Consider this your opportunity to begin to heal from the pain of past challenges — together as a team — instead of feeling like the victim of your partner’s behavior.

But first, you must understand that forgiveness is essential to healthy, happy relationships. That’s because we, as human beings, are imperfect. I hate to break it to you, but you and your partner will make mistakes.

It’s simply inevitable. You cannot expect perfection from your partner if you are imperfect (I know, you are amazing…  but perfection is just not realistic).

And that’s what you must realize: How you react to your partner’s mistakes should reflect how you want your partner to respond when you make mistakes.

We all want compassion and mutual respect in our relationships. These qualities are invaluable as we traverse the bumpy roads of courtship, dating, marriage, and starting families.

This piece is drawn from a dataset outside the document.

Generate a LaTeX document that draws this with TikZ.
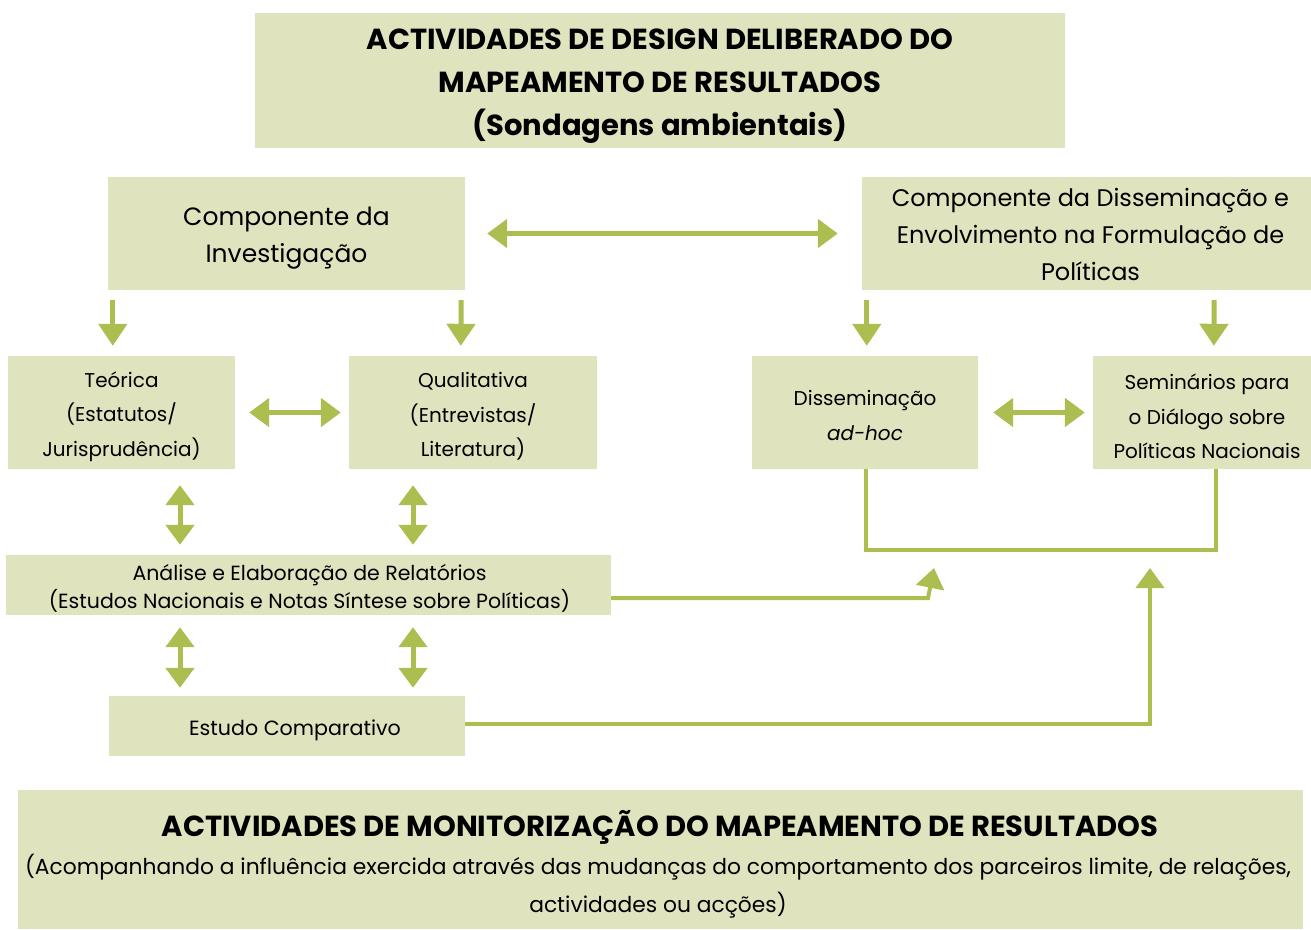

They will help you take on challenges as a united front. Individually, moving on from your mistakes is nearly impossible, but as a team, you can overcome and rise above.

Forgiveness in a partnership is only real and effective if there is compassion and accountability.

When you forgive your partner, you choose to say, “I am no longer defining you by the mistakes you have made”. And when your partner accepts your forgiveness.

He is choosing to say that he will work on being better, learn from his mistakes, and be conscious of his actions. Together, you can determine what accountability looks like in each situation.

If your partner splurged on an extravagant shopping spree for himself, and now you can’t replace your broken stove. It would be best to work together to determine accountability in this situation.

Maybe your partner returns some of his purchases, works overtime to earn extra income, or seeks financial advice on budgeting to ensure this mistake does not happen again.

That’s teamwork, and that’s accountability.

I know it’s not simple or easy, but I’m here to help.

Are you debating whether cheating is a forgivable offense? Are you heartbroken that your partner has cheated yet again? A Virtual Coaching Session can help.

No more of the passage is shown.